I remember fixing this… can you do a git pull from origin once again?

That line should be more like:
' '.join([sent.string.strip() for sent in spacy_tok(review[0])])

Also remember to download english models in spacy if this is the first time you’re running it.


(Allie Crevier) #3

To download the english model in spacy:

python -m spacy download en

After doing this, spacy_tok = spacy.load('en') will load the model and spacy_tok will be defined.


(gram) #4

A minor question about whether the way I rewrote your code? Is it more the Zen of Python? (I’m new at Python).

' '.join([str(i) for i in spacy_tok(review[0])])  

A bigger question is what do I do for the next cell that uses spacy_tok again in the next cell, here…

TEXT = data.Field(lower=True, tokenize=spacy_tok)

(Bharadwaj Srigiriraju) #5

Yup you can! str method seems to be returning correct string representation from doc type. Another way to write same thing would be using map like: ' '.join(map(str, spacy_tok(review[0]))).

This has been updated in the notebook, check the latest version… it has to be
TEXT = data.Field(lower=True, tokenize="spacy")


(gram) #6

Can confirm

I just followed the instructions this chap left in this comment (below) and now it works.
Question: Do I need to clone the repo into a new fastai directory and run the the setup.py install every time I need to update the repo? I suppose I want to keep my modifications to certain notebooks, but also want the latest code to be up to date with modules, so maybe a whole new directory makes sense for me. Just wondering if this is the way it’s done in general.


Lesson 4: Error running LanguageModelData.from_text_files
(Bharadwaj Srigiriraju) #7

git pull is the way to update the repo. Jeremy mentions this in videos, must’ve been mentioned somewhere in forums too. For making own changes, think everyone has their own way.

For me, I do:
git add . && git stash - to stash all my changes.
and then git pull - to update notebooks and library
and then apply them back git stash apply - to write my changes back (usually there won’t be any conflicts)

and continue working on latest repo.

This is not the best approach, but just a quick and dirty way to pull updates and go back to working on my changes. You can google more about those commands if you want to approach the same way.
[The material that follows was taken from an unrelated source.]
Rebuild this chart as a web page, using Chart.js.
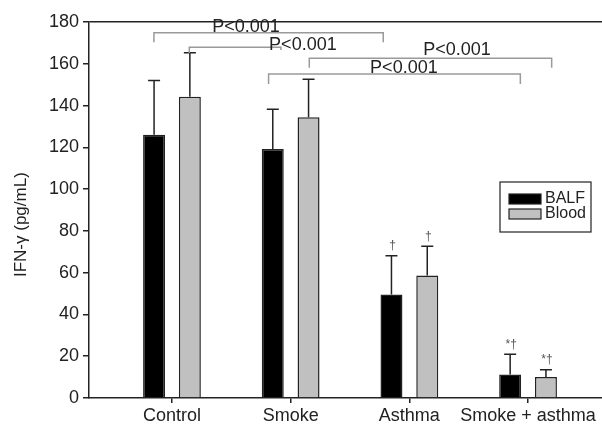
<!DOCTYPE html>
<html>
<head>
<meta charset="utf-8">
<script src="https://cdn.jsdelivr.net/npm/chart.js@4.4.1/dist/chart.umd.min.js"></script>
<style>
  html, body { margin: 0; padding: 0; background: #fff; }
  #wrap { width: 602px; height: 424px; }
</style>
</head>
<body>
<div id="wrap"><canvas id="chart"></canvas></div>
<script>
// data
const categories = ['Control', 'Smoke', 'Asthma', 'Smoke + asthma'];
const balf = [126, 119.2, 49.5, 11.3];
const balfSD = [26, 19, 18.6, 9.6];
const blood = [144.2, 134.4, 58.7, 10];
const bloodSD = [21.1, 18.2, 13.9, 3.5];
const balfMarks = ['', '', '†', '*†'];
const bloodMarks = ['', '', '†', '*†'];
const yMin = 0, yMax = 180, yStep = 20;

// significance brackets (x in category units, y in pg/mL)
const bracketText = ['P<0.001', 'P<0.001', 'P<0.001', 'P<0.001'];
const bracketStart = [-0.152, 0.146, 1.157, 0.814];
const bracketEnd = [1.78, 0.918, 3.199, 2.935];
const bracketLevel = [174.9, 167.9, 162.6, 155.1];
const bracketStartLeg = [170.3, 165.2, 158.1, 150.3];
const bracketEndLeg = [170.3, 166.6, 158.1, 150.3];
const bracketTextX = [0.624, 1.103, 2.401, 1.954];
const bracketTextY = [177.8, 169.0, 166.6, 158.0];

const FONT = 'Liberation Sans, Arial, Helvetica, sans-serif';

function pts(vals) {
  return vals.map((v, i) => ({ x: i, y: v }));
}

const errorBars = {
  id: 'errorBars',
  afterDatasetsDraw(chart) {
    const ctx = chart.ctx;
    const y = chart.scales.y;
    const sds = [balfSD, bloodSD];
    const marks = [balfMarks, bloodMarks];
    ctx.save();
    chart.data.datasets.forEach((ds, di) => {
      const meta = chart.getDatasetMeta(di);
      meta.data.forEach((bar, i) => {
        const top = y.getPixelForValue(ds.data[i].y + sds[di][i]);
        ctx.strokeStyle = '#222';
        ctx.lineWidth = 1.5;
        ctx.beginPath();
        ctx.moveTo(bar.x, bar.y);
        ctx.lineTo(bar.x, top);
        ctx.moveTo(bar.x - 6, top);
        ctx.lineTo(bar.x + 6, top);
        ctx.stroke();
        if (marks[di][i]) {
          ctx.fillStyle = '#555';
          ctx.font = '12px ' + FONT;
          ctx.textAlign = 'center';
          ctx.textBaseline = 'bottom';
          ctx.fillText(marks[di][i], bar.x + 1, top - 4);
        }
      });
    });
    ctx.restore();
  }
};

const brackets = {
  id: 'brackets',
  afterDraw(chart) {
    const ctx = chart.ctx;
    const x = chart.scales.x, y = chart.scales.y;
    ctx.save();
    bracketText.forEach((t, i) => {
      const x1 = x.getPixelForValue(bracketStart[i]);
      const x2 = x.getPixelForValue(bracketEnd[i]);
      const yl = y.getPixelForValue(bracketLevel[i]);
      ctx.strokeStyle = '#9a9a9a';
      ctx.lineWidth = 1.5;
      ctx.beginPath();
      ctx.moveTo(x1, y.getPixelForValue(bracketStartLeg[i]));
      ctx.lineTo(x1, yl);
      ctx.lineTo(x2, yl);
      ctx.lineTo(x2, y.getPixelForValue(bracketEndLeg[i]));
      ctx.stroke();
    });
    bracketText.forEach((t, i) => {
      ctx.fillStyle = '#222';
      ctx.font = '18px ' + FONT;
      ctx.textAlign = 'center';
      ctx.textBaseline = 'middle';
      ctx.fillText(t, x.getPixelForValue(bracketTextX[i]), y.getPixelForValue(bracketTextY[i]));
    });

    // y axis title
    ctx.save();
    ctx.translate(21, y.getPixelForValue(83));
    ctx.rotate(-Math.PI / 2);
    ctx.fillStyle = '#222';
    ctx.font = '17px ' + FONT;
    ctx.textAlign = 'center';
    ctx.textBaseline = 'middle';
    ctx.fillText('IFN-\u03B3 (pg/mL)', 0, 0);
    ctx.restore();

    // legend box inside the plot
    const a = chart.chartArea;
    const lx = a.right - 102, ly = a.top + 160;
    ctx.strokeStyle = '#222';
    ctx.lineWidth = 1.2;
    ctx.strokeRect(lx, ly, 91, 50);
    chart.data.datasets.forEach((ds, di) => {
      const sy = ly + 12 + di * 15;
      ctx.fillStyle = ds.backgroundColor;
      ctx.fillRect(lx + 9, sy, 32, 10);
      ctx.strokeStyle = '#222';
      ctx.lineWidth = 1.2;
      ctx.strokeRect(lx + 9, sy, 32, 10);
      ctx.fillStyle = '#222';
      ctx.font = '16px ' + FONT;
      ctx.textAlign = 'left';
      ctx.textBaseline = 'middle';
      ctx.fillText(ds.label, lx + 45, sy + 5);
    });
    ctx.restore();
  }
};

new Chart(document.getElementById('chart'), {
  type: 'bar',
  data: {
    datasets: [
      { label: 'BALF', data: pts(balf), backgroundColor: '#000000', borderColor: '#222', borderWidth: 1.5 },
      { label: 'Blood', data: pts(blood), backgroundColor: '#c0c0c0', borderColor: '#222', borderWidth: 1.5 }
    ]
  },
  options: {
    responsive: true,
    maintainAspectRatio: false,
    animation: false,
    events: [],
    layout: { padding: { top: 22, right: 0, bottom: 0, left: 0 } },
    datasets: { bar: { categoryPercentage: 0.603, barPercentage: 0.614 } },
    plugins: { legend: { display: false }, tooltip: { enabled: false } },
    scales: {
      x: {
        type: 'linear',
        offset: false,
        min: -0.699,
        max: 3.623,
        afterBuildTicks: s => { s.ticks = categories.map((c, i) => ({ value: i })); },
        afterFit: s => { s.height = 26; },
        ticks: {
          callback: v => categories[v],
          autoSkip: false,
          maxRotation: 0,
          padding: 2,
          color: '#222',
          font: { family: FONT, size: 18 }
        },
        grid: { offset: false, drawOnChartArea: false, tickLength: 5, color: '#222', lineWidth: 1.5 },
        border: { color: '#222', width: 1.5 }
      },
      y: {
        min: yMin,
        max: yMax,
        afterFit: s => { s.width = 89; },
        ticks: {
          stepSize: yStep,
          padding: 4,
          color: '#222',
          font: { family: FONT, size: 18 }
        },
        grid: {
          color: c => (c.tick && c.tick.value === yMax ? '#222' : 'rgba(0,0,0,0)'),
          tickColor: '#222',
          lineWidth: 1.5,
          tickLength: 6
        },
        border: { color: '#222', width: 1.5 }
      }
    }
  },
  plugins: [errorBars, brackets]
});
</script>
</body>
</html>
Cloning to separate folder and shifting between two repos (and their updates/ bugs) is an unnecessary pain I specifically wanted to avoid.


(gram) #8

I do remember “git pull” now.
I don’t know where the information goes when I watch these videos. I’ve watched the first six and some repeatedly and retained pretty much nothing.
I managed to change some directories into my own images in some cells in notebook 1. I tried for a few days to get it to label the classifications it makes with the file locations of the images. I dug through the notes and forums about how to do this but that still didn’t work. If you happen to know how to do this I’d appreciate an answer on that.
So yeah, all I can really do after watching these lessons and looking at the notebooks is hit shift+return.